Consolidating Success
Jones followed with Feels Like Home (2004), again anchored by Mardin and her close-knit band, and then Not Too Late (2007), a more introspective set produced with Lee Alexander that emphasized her songwriting voice. The Fall (2009) marked a shift toward guitar textures and new collaborators, while Little Broken Hearts (2012), crafted with producer Danger Mouse (Brian Burton), explored a cinematic, late-night mood and sharper edges. Day Breaks (2016) returned to a piano-forward palette, featuring jazz greats such as Brian Blade, John Patitucci, and Wayne Shorter, reconnecting her with the improvisational roots that first drew her to standards. She remained a constant presence on Blue Note, releasing Begin Again (2019), Pick Me Up Off the Floor (2020), and a warmly received holiday set, I Dream of Christmas (2021). In 2024 she released Visions, created with multi-instrumentalist and producer Leon Michels, a set that braided her melodic ease with subtly psychedelic soul textures.

Side Projects and Collaborations
Alongside her solo catalog, Jones nurtured ensemble projects that revealed her range and love of musical community. She co-founded The Little Willies with Richard Julian, Jim Campilongo, Lee Alexander, and Dan Rieser, celebrating country songwriting with relaxed virtuosity. She also formed Puss N Boots with Sasha Dobson and Catherine Popper, a trio that favored stripped-back instrumentation, three-part harmonies, and a playful exchange of roles on guitar, bass, and drums.

Her collaborative resume spans generations and genres. She duetted with Ray Charles on Here We Go Again for his Genius Loves Company album, worked with Willie Nelson on several occasions, and appeared with OutKast on Take Off Your Cool. She recorded Virginia Moon with Foo Fighters, lent her voice to Herbie Hancock's explorations of the Joni Mitchell songbook, and joined Danger Mouse and Daniele Luppi for the project Rome. With Billie Joe Armstrong she released Foreverly, reimagining the Everly Brothers' Songs Our Daddy Taught Us. Across these pairings, Jones consistently brought a centered calm and a keen melodic sense that made her an ideal partner for collaborators as different as Jack White and Wayne Shorter.

Artistic Evolution
Jones's artistry rests on restraint, nuance, and song-centered storytelling. Her piano touch favors space over flash; her voice suggests intimacy even in large venues. Early on, she was often cast as a jazz singer, yet her catalog reveals a porous border between jazz, folk, country, and soul. She writes in plain-spoken images, often circling themes of longing, resilience, and quiet joy.

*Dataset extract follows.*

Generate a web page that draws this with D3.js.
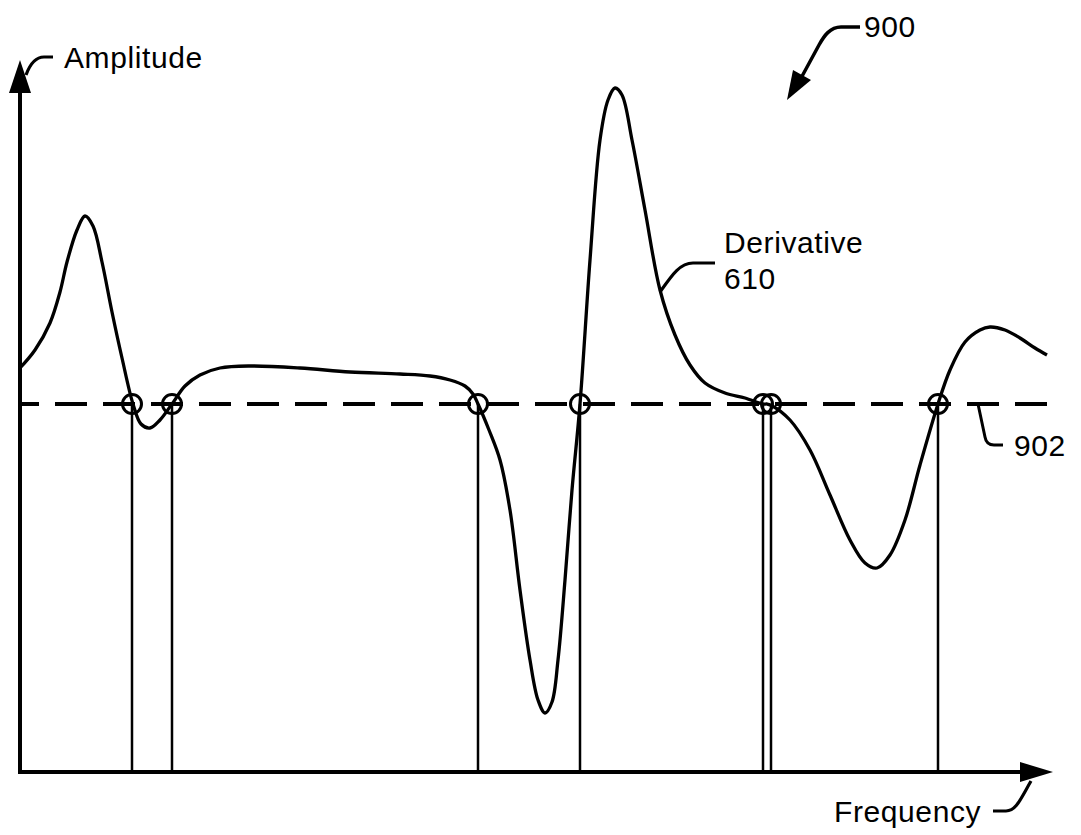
<!DOCTYPE html>
<html>
<head>
<meta charset="utf-8">
<script src="https://cdn.jsdelivr.net/npm/d3@7/dist/d3.min.js"></script>
<style>
  html, body { margin: 0; padding: 0; background: #fff; }
  svg { display: block; }
  text { font-family: "Liberation Sans", Arial, Helvetica, sans-serif; font-size: 30px; letter-spacing: 0.6px; fill: #000; }
</style>
</head>
<body>
<svg id="chart" width="1081" height="835"></svg>
<script>
// ---- data ----
const frequency = [0, 1.5, 3, 4, 4.7, 5.7, 6.5, 7.3, 8.2, 9.2, 10.2, 11.3, 12.1, 13, 14, 15.2, 16.5, 18, 20, 23, 28, 33, 38, 41, 43, 44.5, 45.3, 45.8,
  46.9, 48, 49, 50, 51, 51.8, 52.5, 53.2, 53.8, 54.5, 55.2, 56, 57, 58, 58.8, 59.5, 60.2, 61.2, 62.5, 64, 65.5, 67, 68.5, 70.5, 72.5,
  74.3, 74.7, 75.1, 77, 79, 81, 83, 84.5, 85.7, 87, 88.5, 90, 91.8, 93, 94.5, 96, 97, 98.5, 100, 101.5, 102.7];
const amplitude = [9, 13.5, 20.25, 28, 35.5, 43.5, 47, 44.5, 35.5, 23, 11.5, 0, -5, -6, -4, 0, 4.5, 7.25, 9, 9.5, 9, 8, 7.5, 7, 6, 4.5, 2.5, 0,
  -6.5, -14, -26.5, -46.5, -64, -74, -77.25, -74.5, -64, -44, -21.5, 0, 36, 66, 76, 79, 77.25, 66, 48.5, 28.5, 17.25, 9.75, 5.25, 2.75, 1.5,
  0, 0, -0.3, -4, -11.5, -22.75, -34, -39.75, -41, -37.75, -29, -15.25, 0, 8.5, 15.5, 18.5, 19.25, 18.5, 16.5, 14, 12.25];
const crossings = [11.2, 15.2, 45.8, 56, 74.3, 75.1, 91.8];
const threshold = 0;
const labels = { y: "Amplitude", x: "Frequency", curve: ["Derivative", "610"], fig: "900", line: "902" };

// ---- scales ----
const svg = d3.select("#chart");
const x = d3.scaleLinear().domain([0, 103]).range([20, 1050]);
const y = d3.scaleLinear().domain([-92, 92]).range([772, 36]);
const x0 = x(0), y0 = y(-92);

// axes
svg.append("line").attr("x1", x0).attr("y1", y0 + 2).attr("x2", x0).attr("y2", 85)
  .attr("stroke", "#000").attr("stroke-width", 4);
svg.append("line").attr("x1", x0 - 2).attr("y1", y0).attr("x2", 1025).attr("y2", y0)
  .attr("stroke", "#000").attr("stroke-width", 4);
// arrowheads
svg.append("path").attr("d", `M${x0},60 L${x0 + 11},93 L${x0 - 11},93 Z`).attr("fill", "#000");
svg.append("path").attr("d", `M1053,${y0} L1020,${y0 - 10} L1020,${y0 + 10} Z`).attr("fill", "#000");

// threshold dashed line 902
svg.append("line").attr("x1", x0).attr("x2", 1047).attr("y1", y(threshold)).attr("y2", y(threshold))
  .attr("stroke", "#000").attr("stroke-width", 4)
  .attr("stroke-dasharray", "32,16").attr("stroke-dashoffset", 13);

// vertical lines at crossings
svg.selectAll("line.vl").data(crossings).join("line").attr("class", "vl")
  .attr("x1", d => x(d)).attr("x2", d => x(d))
  .attr("y1", y(threshold)).attr("y2", y0)
  .attr("stroke", "#000").attr("stroke-width", 2.5);

// derivative curve
const pts = frequency.map((f, i) => [f, amplitude[i]]);
const line = d3.line().x(d => x(d[0])).y(d => y(d[1])).curve(d3.curveCatmullRom.alpha(0.5));
svg.append("path").datum(pts).attr("d", line)
  .attr("fill", "none").attr("stroke", "#000").attr("stroke-width", 3.3).attr("stroke-linejoin", "round");

// circles
svg.selectAll("circle.cr").data(crossings).join("circle").attr("class", "cr")
  .attr("cx", d => x(d)).attr("cy", y(threshold)).attr("r", 9.5)
  .attr("fill", "none").attr("stroke", "#000").attr("stroke-width", 3);

// labels
svg.append("text").attr("x", 64).attr("y", 68).text(labels.y);
svg.append("path").attr("d", "M53,57 L44,57 C36,57 30,64 26,75").attr("fill", "none").attr("stroke", "#000").attr("stroke-width", 3.2);

svg.append("text").attr("x", 834).attr("y", 822).text(labels.x);
svg.append("path").attr("d", "M993,811 L1006,811 C1016,811 1020,800 1031,781").attr("fill", "none").attr("stroke", "#000").attr("stroke-width", 3.2);

svg.append("text").attr("x", 724).attr("y", 253).text(labels.curve[0]);
svg.append("text").attr("x", 724).attr("y", 289).text(labels.curve[1]);
svg.append("path").attr("d", "M715,263 L693,263 C680,263 672,275 660,292").attr("fill", "none").attr("stroke", "#000").attr("stroke-width", 3.2);

svg.append("text").attr("x", 864).attr("y", 37).text(labels.fig);
svg.append("path").attr("d", "M860,27 L841,27 C830,27 824,36 819,45 L800,80").attr("fill", "none").attr("stroke", "#000").attr("stroke-width", 3.5);
svg.append("path").attr("d", "M787,100 L793,70 L811,80 Z").attr("fill", "#000");

svg.append("text").attr("x", 1014).attr("y", 456).text(labels.line);
svg.append("path").attr("d", "M978,404 L985,437 C986,443 989,445 994,445 L1003,445").attr("fill", "none").attr("stroke", "#000").attr("stroke-width", 3);
</script>
</body>
</html>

In the studio she has balanced long-standing band chemistry with curiosity for new sounds, from the analog warmth championed by Arif Mardin to the textured atmospheres of Danger Mouse and the retro-modern sensibility of Leon Michels. That exploratory streak has kept her music evolving while preserving the core qualities that made her debut so resonant.

Film and Media
Jones extended her reach into film with the lead role in Wong Kar-wai's My Blueberry Nights, bringing her understated presence to the screen alongside actors like Jude Law and Natalie Portman. She has also made select cameo appearances as herself, often performing in narrative settings that underscore her association with reflective, late-night moods.

Personal Life
Jones has been protective of her private life. She previously shared a long personal and musical partnership with bassist and producer Lee Alexander, and in later years became a mother of two, choosing to keep family details largely out of public view. Her relationships with her parents, Sue Jones and Ravi Shankar, and with her half-sister Anoushka Shankar, trace a path through different musical lineages that she has honored without feeling constrained by any one tradition.

Legacy
Norah Jones emerged at a moment when subtlety felt radical on mainstream radio. The impact of Come Away with Me was not just commercial; it opened space for artists whose appeal rests on quiet intensity and genre fluidity. Sustained by collaborators such as Jesse Harris, Arif Mardin, Bruce Lundvall, Brian Bacchus, Lee Alexander, and later partners like Danger Mouse and Leon Michels, she built a body of work that rewards close listening while inviting broad audiences. Across albums, side projects, and collaborations, Jones has remained a songwriter and musician first, committed to songs that feel lived-in, to ensembles that breathe, and to a creative life measured more by depth than by spectacle.